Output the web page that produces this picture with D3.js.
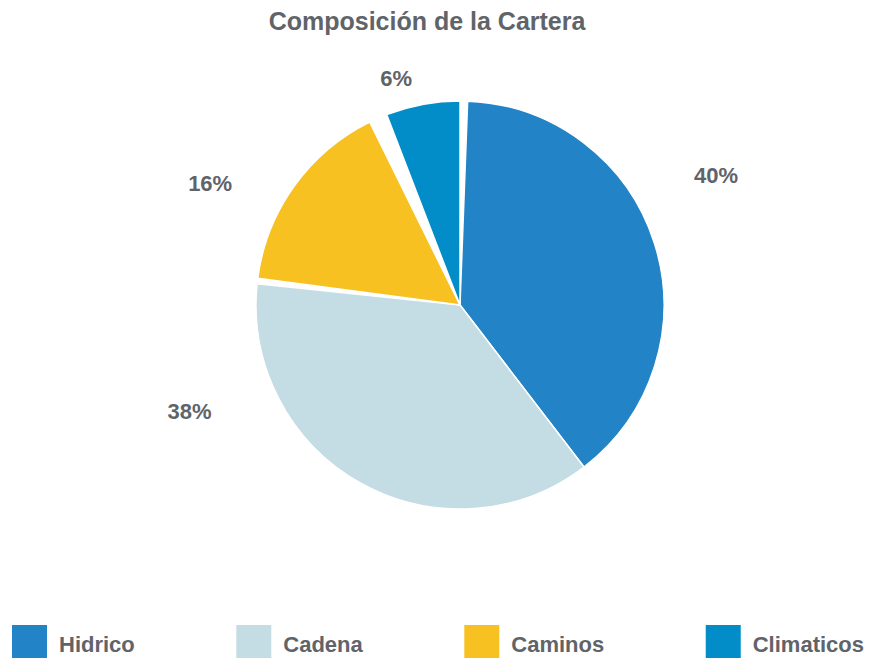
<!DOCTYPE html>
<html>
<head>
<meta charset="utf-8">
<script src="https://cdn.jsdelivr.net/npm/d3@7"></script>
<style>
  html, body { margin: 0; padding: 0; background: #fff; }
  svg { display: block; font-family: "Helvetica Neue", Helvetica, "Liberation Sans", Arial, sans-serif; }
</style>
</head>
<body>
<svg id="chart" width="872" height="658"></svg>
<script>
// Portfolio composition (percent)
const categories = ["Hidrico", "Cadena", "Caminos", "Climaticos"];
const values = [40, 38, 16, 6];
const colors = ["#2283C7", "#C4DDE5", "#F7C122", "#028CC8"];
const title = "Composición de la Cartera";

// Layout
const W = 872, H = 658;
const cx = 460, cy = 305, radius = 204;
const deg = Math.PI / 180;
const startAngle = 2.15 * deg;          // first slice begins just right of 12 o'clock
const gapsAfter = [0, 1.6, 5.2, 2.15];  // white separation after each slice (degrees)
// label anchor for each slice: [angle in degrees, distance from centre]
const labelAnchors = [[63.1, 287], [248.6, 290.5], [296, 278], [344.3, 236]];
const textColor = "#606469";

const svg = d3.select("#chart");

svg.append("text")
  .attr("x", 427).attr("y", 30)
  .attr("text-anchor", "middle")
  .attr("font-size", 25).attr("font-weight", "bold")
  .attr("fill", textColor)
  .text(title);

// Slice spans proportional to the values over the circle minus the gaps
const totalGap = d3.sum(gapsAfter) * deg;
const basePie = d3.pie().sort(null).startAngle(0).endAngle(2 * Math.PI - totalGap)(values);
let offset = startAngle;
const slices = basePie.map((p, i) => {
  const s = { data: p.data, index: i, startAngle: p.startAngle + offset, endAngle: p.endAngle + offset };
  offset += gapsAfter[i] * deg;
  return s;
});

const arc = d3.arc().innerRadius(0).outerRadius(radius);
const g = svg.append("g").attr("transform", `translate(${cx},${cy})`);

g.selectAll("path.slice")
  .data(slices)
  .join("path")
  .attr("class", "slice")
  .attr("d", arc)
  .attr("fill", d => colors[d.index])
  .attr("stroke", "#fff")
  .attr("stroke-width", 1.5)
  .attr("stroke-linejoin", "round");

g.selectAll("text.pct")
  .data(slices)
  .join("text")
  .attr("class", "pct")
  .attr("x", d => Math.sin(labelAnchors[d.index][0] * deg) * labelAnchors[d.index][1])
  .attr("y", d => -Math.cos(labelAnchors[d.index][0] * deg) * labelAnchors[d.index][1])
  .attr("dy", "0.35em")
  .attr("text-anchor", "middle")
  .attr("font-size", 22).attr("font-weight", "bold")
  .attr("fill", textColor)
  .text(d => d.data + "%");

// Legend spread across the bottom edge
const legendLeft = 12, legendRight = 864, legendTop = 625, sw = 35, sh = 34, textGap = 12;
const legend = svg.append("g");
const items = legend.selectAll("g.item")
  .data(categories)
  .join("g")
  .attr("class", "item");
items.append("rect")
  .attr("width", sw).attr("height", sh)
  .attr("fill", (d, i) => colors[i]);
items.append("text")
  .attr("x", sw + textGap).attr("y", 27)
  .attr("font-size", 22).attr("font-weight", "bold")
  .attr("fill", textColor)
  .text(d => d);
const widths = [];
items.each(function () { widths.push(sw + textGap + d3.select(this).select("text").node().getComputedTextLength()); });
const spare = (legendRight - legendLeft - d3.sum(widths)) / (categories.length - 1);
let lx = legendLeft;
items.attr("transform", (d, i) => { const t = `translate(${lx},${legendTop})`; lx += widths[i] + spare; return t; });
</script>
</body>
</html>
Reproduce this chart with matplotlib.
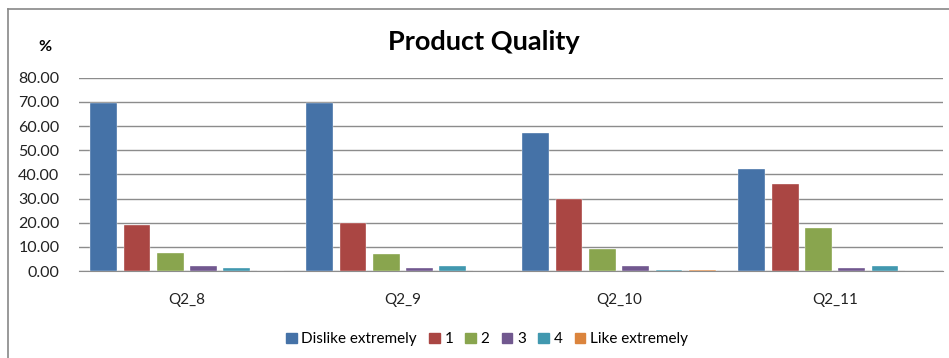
· · · · ·
Directive
Copy all lines from the listing that contain "chart".

Output for this task
<svg id="chart" width="872" height="658"></svg>
const svg = d3.select("#chart");
Reproduce this chart with matplotlib.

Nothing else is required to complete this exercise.